Shiseido shares slid sharply after the Japanese cosmetics company posted first-quarter sales that fell just short of analyst expectations, undercutting an otherwise stronger profit result.
The market reaction captured a familiar tension in earnings season: investors will often forgive pressure on margins or uneven profit quality, but they punish signs of slowing demand. In Shiseido’s case, reports indicate net sales missed consensus estimates by a narrow margin, yet that shortfall still drove the stock to its biggest drop in nearly six months.
Key Facts
- Shiseido shares recorded their steepest decline in nearly six months.
- First-quarter net sales narrowly missed analyst estimates.
- The company still reported profit above expectations.
- The move highlights investor concern over sales momentum more than earnings outperformance.
That response suggests investors want clearer evidence that demand remains solid across Shiseido’s business, not just reassurance from headline profit figures. A profit beat can come from tighter cost control, currency effects, or mix changes, but sales trends speak more directly to the health of the brand portfolio and consumer appetite. For a company in beauty, where momentum and pricing power matter, revenue misses can carry extra weight.

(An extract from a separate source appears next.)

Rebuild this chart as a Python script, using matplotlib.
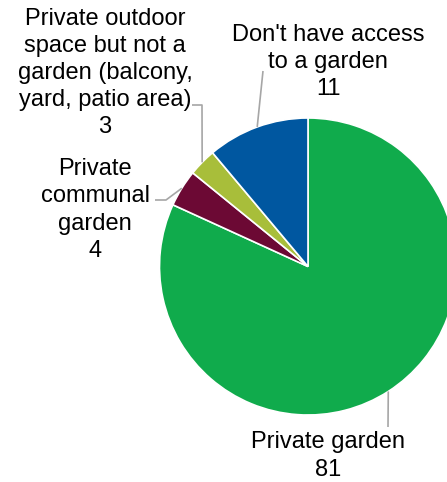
import numpy as np
import matplotlib
matplotlib.use("Agg")
import matplotlib.pyplot as plt

categories = ["Private garden", "Private\ncommunal\ngarden",
              "Private outdoor\nspace but not a\ngarden (balcony,\nyard, patio area)",
              "Don't have access\nto a garden"]
values = [81, 4, 3, 11]
colors = ["#10AB4C", "#6C0934", "#A8BE3A", "#0057A0"]

W, H = 447, 482
fig = plt.figure(figsize=(W / 100, H / 100), dpi=100)
ax = fig.add_axes([0, 0, 1, 1])

cx, cy, r = 308, H - 266.5, 148.5
wedges, _ = ax.pie(values, colors=colors, startangle=90, counterclock=False,
                   center=(cx, cy), radius=r, frame=True,
                   wedgeprops=dict(edgecolor="white", linewidth=1.2))
ax.set_xlim(0, W)
ax.set_ylim(0, H)
ax.axis("off")

# label layout: (leader path after anchor in pixel coords, text center)
layout = [
    ([(388, 427)], (328, 456)),
    ([(166, 200), (155, 200)], (95, 210)),
    ([(202, 105), (192, 105)], (105, 73)),
    ([(263, 71)], (328, 62)),
]
lc = "#A6A6A6"
for w, v, cat, (path, (tx, ty)) in zip(wedges, values, categories, layout):
    mid = np.deg2rad((w.theta1 + w.theta2) / 2)
    ax_ = cx + r * np.cos(mid)
    ay_ = cy + r * np.sin(mid)
    xs = [ax_] + [p[0] for p in path]
    ys = [ay_] + [H - p[1] for p in path]
    ax.plot(xs, ys, color=lc, lw=1.2, solid_capstyle="butt")
    ax.text(tx, H - ty, f"{cat}\n{v}", ha="center", va="center",
            fontsize=17, family="Liberation Sans", linespacing=1.3,
            color="black")

fig.savefig("out.png", dpi=100)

Profit beat the forecast, but the sales miss told investors what they most wanted to know: demand remains under pressure.

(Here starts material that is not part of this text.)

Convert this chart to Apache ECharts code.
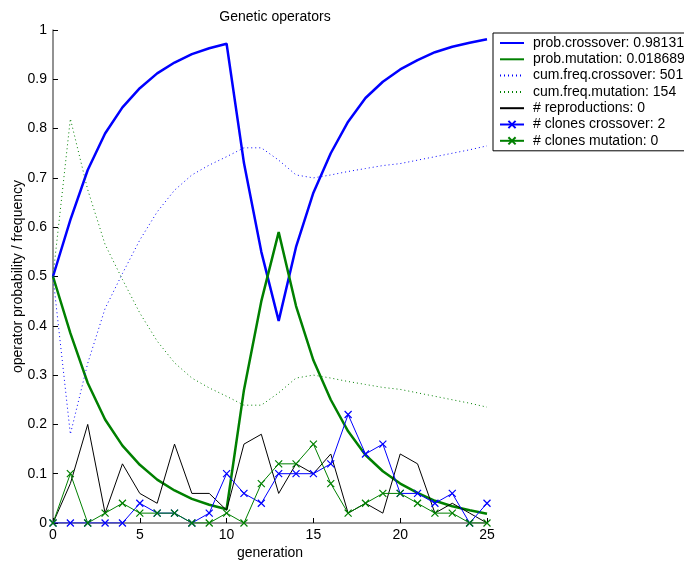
<!DOCTYPE html>
<html>
<head>
<meta charset="utf-8">
<script src="https://cdn.jsdelivr.net/npm/echarts@6/dist/echarts.min.js"></script>
<style>html,body{margin:0;padding:0;background:#fff;}#c{width:684px;height:564px;}</style>
</head>
<body>
<div id="c"></div>
<script>
var generations = [0,1,2,3,4,5,6,7,8,9,10,11,12,13,14,15,16,17,18,19,20,21,22,23,24,25];
var probCrossover = [0.5,0.615,0.716,0.79,0.843,0.882,0.912,0.934,0.951,0.963,0.972,0.73,0.55,0.41,0.56,0.67,0.75,0.814,0.862,0.895,0.92,0.939,0.955,0.966,0.974,0.98131];
var probMutation = [0.5,0.385,0.284,0.21,0.157,0.118,0.088,0.066,0.049,0.037,0.028,0.27,0.45,0.59,0.44,0.33,0.25,0.186,0.138,0.105,0.08,0.061,0.045,0.034,0.026,0.018689];
var cumFreqCrossover = [0.5,0.18,0.324,0.435,0.506,0.574,0.631,0.675,0.706,0.726,0.743,0.761,0.761,0.736,0.706,0.70,0.706,0.713,0.719,0.725,0.729,0.736,0.743,0.75,0.757,0.765];
var cumFreqMutation = [0.5,0.82,0.676,0.565,0.494,0.426,0.369,0.325,0.294,0.274,0.257,0.239,0.239,0.264,0.294,0.30,0.294,0.287,0.281,0.275,0.271,0.264,0.257,0.25,0.243,0.235];
var reproductions = [0,0.08,0.2,0.02,0.12,0.06,0.04,0.16,0.06,0.06,0.026,0.16,0.18,0.06,0.12,0.10,0.14,0.02,0.04,0.02,0.14,0.12,0.02,0.04,0.02,0];
var clonesCrossover = [0,0,0,0,0,0.04,0.02,0.02,0,0.02,0.1,0.06,0.04,0.1,0.1,0.1,0.12,0.22,0.14,0.16,0.06,0.06,0.04,0.06,0,0.04];
var clonesMutation = [0,0.1,0,0.02,0.04,0.02,0.02,0.02,0,0,0.02,0,0.08,0.12,0.12,0.16,0.08,0.02,0.04,0.06,0.06,0.04,0.02,0.02,0,0];
var seriesNames = ['prob.crossover: 0.98131','prob.mutation: 0.018689','cum.freq.crossover: 501','cum.freq.mutation: 154','# reproductions: 0','# clones crossover: 2','# clones mutation: 0'];
var xTicks = [0,5,10,15,20,25];

function pairs(v){ return generations.map(function(g,i){ return [g, v[i]]; }); }
var BLUE = '#0000ff', GREEN = '#008000', BLACK = '#000000';
var FONT = 'Liberation Sans, Arial, Helvetica, sans-serif';
var xSym = 'path://M0,0L10,10M10,0L0,10';
var markerSeries = [false,false,false,false,false,true,true];

function lineSeries(name, data, color, width, dash, marker){
  var s = {
    name: name, type: 'line', data: pairs(data),
    lineStyle: {color: color, width: width, type: dash || 'solid'},
    itemStyle: {color: color},
    animation: false, silent: true
  };
  if (marker) {
    s.symbol = xSym; s.symbolSize = 7; s.showSymbol = true;
    s.itemStyle = {color: 'none', borderColor: color, borderWidth: 1.2};
  } else {
    s.symbol = 'none'; s.showSymbol = false;
  }
  return s;
}

var legendData = seriesNames.map(function(n, i){
  if (markerSeries[i]) return {name: n};
  return {name: n, itemStyle: {color: 'rgba(0,0,0,0)', borderWidth: 0, opacity: 0}};
});

var chart = echarts.init(document.getElementById('c'), null, {renderer: 'canvas'});
chart.setOption({
  backgroundColor: '#ffffff',
  animation: false,
  title: {
    text: 'Genetic operators', left: 270, top: 5, textAlign: 'center',
    textStyle: {fontFamily: FONT, fontSize: 14, fontWeight: 'normal', color: '#000'}
  },
  grid: {left: 53, right: 197, top: 30, bottom: 41, containLabel: false, outerBoundsMode: 'none'},
  legend: {
    orient: 'vertical', left: 493, top: 33,
    data: legendData,
    backgroundColor: '#fff', borderColor: '#000', borderWidth: 1,
    padding: [3, 4, 3, 6],
    itemWidth: 24, itemHeight: 9, itemGap: 2.3,
    textStyle: {fontFamily: FONT, fontSize: 14, lineHeight: 14, color: '#000', padding: [0,0,0,4]},
    selectedMode: false
  },
  xAxis: {
    type: 'value', min: 0, max: 25, interval: 5,
    name: 'generation', nameLocation: 'middle', nameGap: 23, nameMoveOverlap: false,
    nameTextStyle: {fontFamily: FONT, fontSize: 14, color: '#000'},
    axisLine: {show: true, onZero: false, lineStyle: {color: '#6e6e6e', width: 1.5}},
    axisTick: {show: true, inside: true, length: 5, lineStyle: {color: '#000'}},
    axisLabel: {fontFamily: FONT, fontSize: 14, color: '#000', margin: 5,
      formatter: function(v){ return xTicks.indexOf(v) >= 0 ? String(v) : ''; }},
    splitLine: {show: false}
  },
  yAxis: {
    type: 'value', min: 0, max: 1, interval: 0.1,
    name: 'operator probability / frequency', nameLocation: 'middle', nameGap: 28, nameMoveOverlap: false,
    nameTextStyle: {fontFamily: FONT, fontSize: 14, color: '#000'},
    axisLine: {show: true, onZero: false, lineStyle: {color: '#6e6e6e', width: 1.5}},
    axisTick: {show: true, inside: true, length: 5, lineStyle: {color: '#000'}},
    axisLabel: {fontFamily: FONT, fontSize: 14, color: '#000', margin: 6},
    splitLine: {show: false}
  },
  series: [
    lineSeries(seriesNames[0], probCrossover, BLUE, 2.5),
    lineSeries(seriesNames[1], probMutation, GREEN, 2.5),
    lineSeries(seriesNames[2], cumFreqCrossover, BLUE, 1, [1,3]),
    lineSeries(seriesNames[3], cumFreqMutation, GREEN, 1, [1,3]),
    lineSeries(seriesNames[4], reproductions, BLACK, 1),
    lineSeries(seriesNames[5], clonesCrossover, BLUE, 1, null, true),
    lineSeries(seriesNames[6], clonesMutation, GREEN, 1, null, true)
  ]
});
</script>
</body>
</html>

The selloff also reflects how tightly watched consumer-facing companies remain as markets search for signs of resilience or weakness in discretionary spending. When expectations sit on a knife edge, even a modest miss can reset sentiment quickly. Sources suggest investors now want more confidence that Shiseido can translate earnings discipline into steadier top-line growth.
What happens next will matter beyond one trading session. The focus now shifts to whether Shiseido can restore confidence in sales momentum over the coming quarters and show that the latest miss was temporary rather than the start of a broader slowdown. For investors, that answer will likely shape whether profit beats can support the stock — or whether revenue growth remains the only number that counts.